- _DATASET_
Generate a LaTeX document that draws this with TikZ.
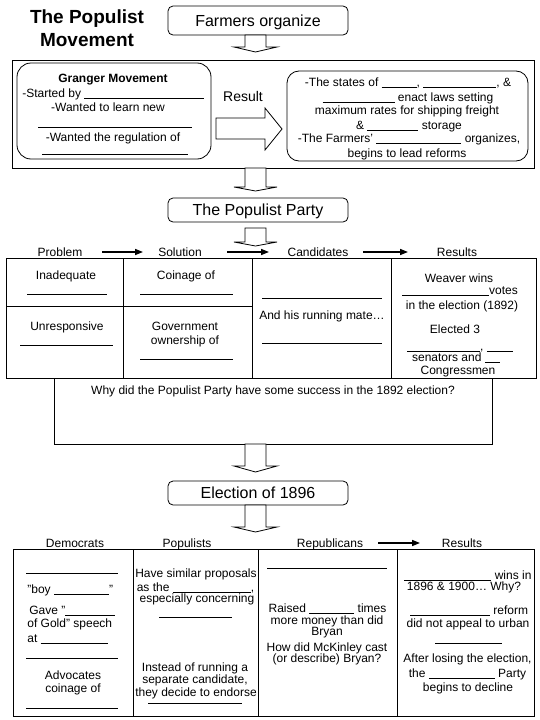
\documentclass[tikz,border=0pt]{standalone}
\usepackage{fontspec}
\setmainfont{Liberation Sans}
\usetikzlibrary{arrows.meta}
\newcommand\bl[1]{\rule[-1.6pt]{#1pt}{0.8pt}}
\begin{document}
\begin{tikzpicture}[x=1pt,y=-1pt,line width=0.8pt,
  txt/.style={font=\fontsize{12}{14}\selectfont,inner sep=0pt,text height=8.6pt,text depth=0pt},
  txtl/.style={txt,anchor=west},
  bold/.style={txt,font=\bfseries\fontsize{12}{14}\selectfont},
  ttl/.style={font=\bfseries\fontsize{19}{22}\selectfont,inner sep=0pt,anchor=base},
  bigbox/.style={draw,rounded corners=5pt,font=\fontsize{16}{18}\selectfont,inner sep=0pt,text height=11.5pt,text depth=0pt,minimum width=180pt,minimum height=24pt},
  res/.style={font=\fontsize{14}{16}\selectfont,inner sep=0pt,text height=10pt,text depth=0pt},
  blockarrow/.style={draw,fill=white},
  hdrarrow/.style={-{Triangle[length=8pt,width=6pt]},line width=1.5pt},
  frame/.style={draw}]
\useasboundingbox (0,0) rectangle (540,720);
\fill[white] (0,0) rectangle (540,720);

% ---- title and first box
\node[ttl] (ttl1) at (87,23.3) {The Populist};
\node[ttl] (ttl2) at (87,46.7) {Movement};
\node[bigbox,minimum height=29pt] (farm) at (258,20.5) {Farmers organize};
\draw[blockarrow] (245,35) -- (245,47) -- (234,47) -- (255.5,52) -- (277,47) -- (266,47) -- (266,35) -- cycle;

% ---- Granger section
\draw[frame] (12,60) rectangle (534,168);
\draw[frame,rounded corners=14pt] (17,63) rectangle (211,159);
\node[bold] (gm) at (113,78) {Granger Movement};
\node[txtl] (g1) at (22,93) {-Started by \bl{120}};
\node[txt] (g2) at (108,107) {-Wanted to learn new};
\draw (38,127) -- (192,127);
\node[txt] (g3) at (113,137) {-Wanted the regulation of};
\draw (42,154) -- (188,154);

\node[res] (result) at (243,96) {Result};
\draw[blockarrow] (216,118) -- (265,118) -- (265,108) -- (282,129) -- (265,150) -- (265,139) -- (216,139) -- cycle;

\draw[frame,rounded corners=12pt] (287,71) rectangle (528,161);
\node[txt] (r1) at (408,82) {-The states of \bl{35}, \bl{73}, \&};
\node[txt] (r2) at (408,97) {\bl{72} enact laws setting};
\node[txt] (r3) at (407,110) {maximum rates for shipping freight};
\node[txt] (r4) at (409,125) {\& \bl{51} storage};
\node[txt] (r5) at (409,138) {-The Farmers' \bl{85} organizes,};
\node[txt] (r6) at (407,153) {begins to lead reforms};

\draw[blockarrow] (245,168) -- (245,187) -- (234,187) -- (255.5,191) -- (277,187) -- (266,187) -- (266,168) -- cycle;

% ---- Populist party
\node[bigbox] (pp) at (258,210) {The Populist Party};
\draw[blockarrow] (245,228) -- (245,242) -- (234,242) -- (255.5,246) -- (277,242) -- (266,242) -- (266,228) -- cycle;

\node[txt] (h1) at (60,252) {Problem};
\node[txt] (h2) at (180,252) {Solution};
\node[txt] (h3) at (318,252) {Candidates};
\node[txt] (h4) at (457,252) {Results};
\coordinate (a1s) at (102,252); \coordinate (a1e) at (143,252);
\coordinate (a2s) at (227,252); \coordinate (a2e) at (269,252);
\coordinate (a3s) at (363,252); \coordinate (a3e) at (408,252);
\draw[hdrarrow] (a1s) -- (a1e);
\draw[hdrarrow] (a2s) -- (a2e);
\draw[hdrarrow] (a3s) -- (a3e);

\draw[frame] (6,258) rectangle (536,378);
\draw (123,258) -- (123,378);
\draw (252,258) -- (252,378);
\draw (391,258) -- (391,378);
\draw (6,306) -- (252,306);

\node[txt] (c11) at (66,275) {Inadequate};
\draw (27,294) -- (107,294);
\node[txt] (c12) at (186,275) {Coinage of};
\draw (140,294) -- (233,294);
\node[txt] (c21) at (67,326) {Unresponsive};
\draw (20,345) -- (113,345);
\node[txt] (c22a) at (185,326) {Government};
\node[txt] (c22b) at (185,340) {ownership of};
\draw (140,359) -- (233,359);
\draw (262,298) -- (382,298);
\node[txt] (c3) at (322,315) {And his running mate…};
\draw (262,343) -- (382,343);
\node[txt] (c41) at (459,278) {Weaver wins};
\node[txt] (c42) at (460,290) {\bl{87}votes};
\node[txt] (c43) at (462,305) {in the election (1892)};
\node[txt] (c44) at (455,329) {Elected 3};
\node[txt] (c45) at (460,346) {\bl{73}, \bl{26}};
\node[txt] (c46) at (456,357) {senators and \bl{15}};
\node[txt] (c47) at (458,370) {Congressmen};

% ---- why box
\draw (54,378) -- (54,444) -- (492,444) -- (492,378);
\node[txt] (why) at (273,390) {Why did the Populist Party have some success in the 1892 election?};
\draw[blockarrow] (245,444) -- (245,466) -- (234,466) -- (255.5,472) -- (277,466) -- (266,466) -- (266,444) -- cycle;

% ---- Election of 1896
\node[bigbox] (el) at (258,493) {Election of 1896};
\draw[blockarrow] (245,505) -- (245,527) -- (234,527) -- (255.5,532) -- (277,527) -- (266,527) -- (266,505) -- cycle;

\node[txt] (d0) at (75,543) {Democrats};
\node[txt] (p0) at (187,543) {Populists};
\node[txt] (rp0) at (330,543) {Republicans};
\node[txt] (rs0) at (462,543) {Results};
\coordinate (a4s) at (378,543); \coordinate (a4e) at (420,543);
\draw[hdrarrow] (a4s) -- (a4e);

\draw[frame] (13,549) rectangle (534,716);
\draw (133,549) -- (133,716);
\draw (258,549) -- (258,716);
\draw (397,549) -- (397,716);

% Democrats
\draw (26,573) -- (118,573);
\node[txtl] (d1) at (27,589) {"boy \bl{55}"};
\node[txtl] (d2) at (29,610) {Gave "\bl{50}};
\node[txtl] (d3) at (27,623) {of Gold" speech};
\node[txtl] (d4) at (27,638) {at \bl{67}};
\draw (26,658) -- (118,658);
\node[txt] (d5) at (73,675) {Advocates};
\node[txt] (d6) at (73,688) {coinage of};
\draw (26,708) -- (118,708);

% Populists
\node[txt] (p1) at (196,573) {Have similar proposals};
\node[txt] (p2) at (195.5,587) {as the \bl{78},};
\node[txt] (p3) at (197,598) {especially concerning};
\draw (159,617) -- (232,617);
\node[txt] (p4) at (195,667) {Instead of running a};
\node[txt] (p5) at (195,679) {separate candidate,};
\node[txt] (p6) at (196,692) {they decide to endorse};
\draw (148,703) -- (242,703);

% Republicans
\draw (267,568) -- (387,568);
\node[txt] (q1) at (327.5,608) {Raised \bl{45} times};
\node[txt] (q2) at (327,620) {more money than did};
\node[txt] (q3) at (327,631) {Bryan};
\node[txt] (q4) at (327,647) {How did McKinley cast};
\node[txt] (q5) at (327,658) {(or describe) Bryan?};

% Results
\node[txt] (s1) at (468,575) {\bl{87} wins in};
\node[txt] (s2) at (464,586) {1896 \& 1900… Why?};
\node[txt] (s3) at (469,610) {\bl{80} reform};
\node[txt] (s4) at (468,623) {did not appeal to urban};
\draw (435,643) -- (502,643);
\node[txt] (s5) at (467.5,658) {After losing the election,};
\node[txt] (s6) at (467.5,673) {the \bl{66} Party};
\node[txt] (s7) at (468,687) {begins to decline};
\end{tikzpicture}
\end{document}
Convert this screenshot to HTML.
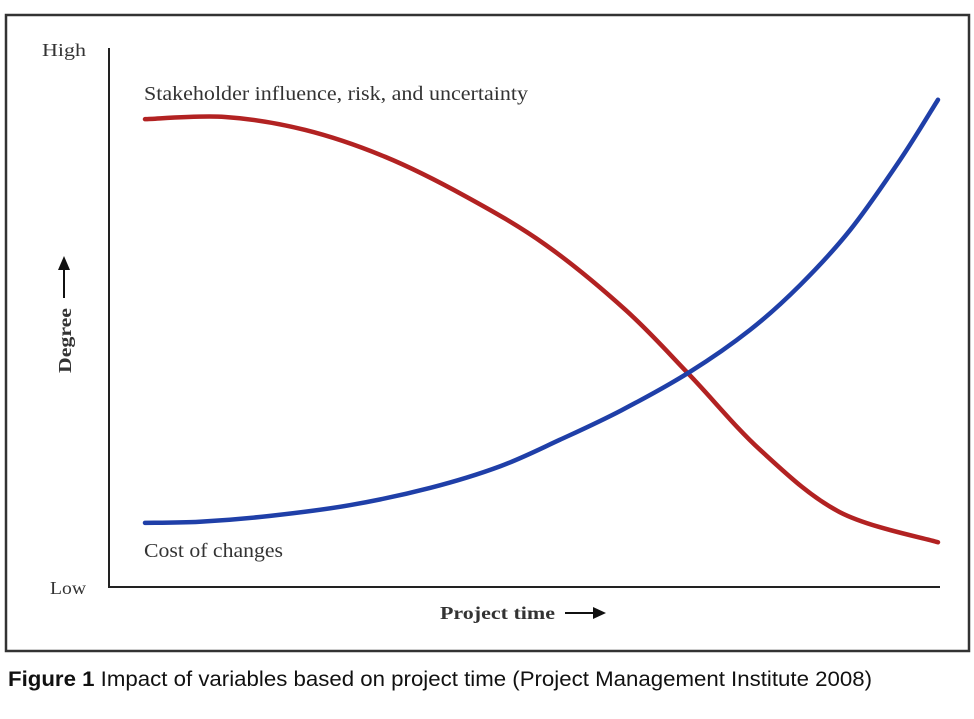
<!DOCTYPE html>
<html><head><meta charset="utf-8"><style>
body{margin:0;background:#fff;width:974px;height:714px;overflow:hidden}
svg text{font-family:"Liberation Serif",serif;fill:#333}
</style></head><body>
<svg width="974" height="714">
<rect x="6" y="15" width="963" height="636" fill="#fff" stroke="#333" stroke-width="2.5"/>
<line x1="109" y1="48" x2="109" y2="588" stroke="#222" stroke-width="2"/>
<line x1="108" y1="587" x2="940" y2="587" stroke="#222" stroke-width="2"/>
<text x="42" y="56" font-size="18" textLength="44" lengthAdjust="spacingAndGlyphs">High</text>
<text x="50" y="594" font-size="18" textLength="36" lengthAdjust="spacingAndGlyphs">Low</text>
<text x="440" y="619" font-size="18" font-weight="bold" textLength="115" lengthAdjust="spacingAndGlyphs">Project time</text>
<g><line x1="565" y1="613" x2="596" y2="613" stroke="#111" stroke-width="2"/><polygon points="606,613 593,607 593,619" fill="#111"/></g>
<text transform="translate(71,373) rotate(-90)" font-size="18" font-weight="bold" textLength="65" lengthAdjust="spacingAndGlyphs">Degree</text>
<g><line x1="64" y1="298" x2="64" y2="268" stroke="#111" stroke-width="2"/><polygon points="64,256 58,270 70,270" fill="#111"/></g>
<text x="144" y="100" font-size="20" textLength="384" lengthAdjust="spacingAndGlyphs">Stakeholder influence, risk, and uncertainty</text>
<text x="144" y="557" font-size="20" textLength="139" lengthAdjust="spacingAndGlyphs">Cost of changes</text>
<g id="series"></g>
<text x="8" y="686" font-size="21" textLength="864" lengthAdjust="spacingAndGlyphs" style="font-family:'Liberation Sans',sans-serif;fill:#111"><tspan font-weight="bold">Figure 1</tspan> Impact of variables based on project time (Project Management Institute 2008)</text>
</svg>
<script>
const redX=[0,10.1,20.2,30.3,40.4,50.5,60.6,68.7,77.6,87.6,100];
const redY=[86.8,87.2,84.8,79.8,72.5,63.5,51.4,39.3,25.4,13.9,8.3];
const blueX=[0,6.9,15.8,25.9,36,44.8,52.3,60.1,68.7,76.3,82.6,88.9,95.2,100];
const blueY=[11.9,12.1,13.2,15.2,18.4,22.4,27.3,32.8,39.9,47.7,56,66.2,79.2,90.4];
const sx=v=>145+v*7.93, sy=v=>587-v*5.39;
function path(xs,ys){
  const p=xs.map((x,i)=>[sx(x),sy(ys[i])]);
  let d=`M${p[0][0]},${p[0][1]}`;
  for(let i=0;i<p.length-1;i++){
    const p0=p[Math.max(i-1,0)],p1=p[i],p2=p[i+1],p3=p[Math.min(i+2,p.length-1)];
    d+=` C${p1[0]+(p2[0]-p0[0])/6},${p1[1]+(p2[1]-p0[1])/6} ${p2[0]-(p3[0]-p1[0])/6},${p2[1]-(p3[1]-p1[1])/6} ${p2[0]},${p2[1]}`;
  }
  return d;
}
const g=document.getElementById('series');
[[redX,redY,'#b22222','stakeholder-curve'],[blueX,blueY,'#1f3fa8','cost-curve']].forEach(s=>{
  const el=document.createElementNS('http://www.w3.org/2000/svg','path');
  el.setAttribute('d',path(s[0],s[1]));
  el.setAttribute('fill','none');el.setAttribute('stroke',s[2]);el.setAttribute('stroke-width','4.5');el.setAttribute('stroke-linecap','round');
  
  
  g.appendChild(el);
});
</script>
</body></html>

- _TASK DETAILS_
Write out each line of the data that holds the string "this".

- _RESULT BELOW_
Generate a LaTeX document that draws this with TikZ.
Convert this screenshot to HTML.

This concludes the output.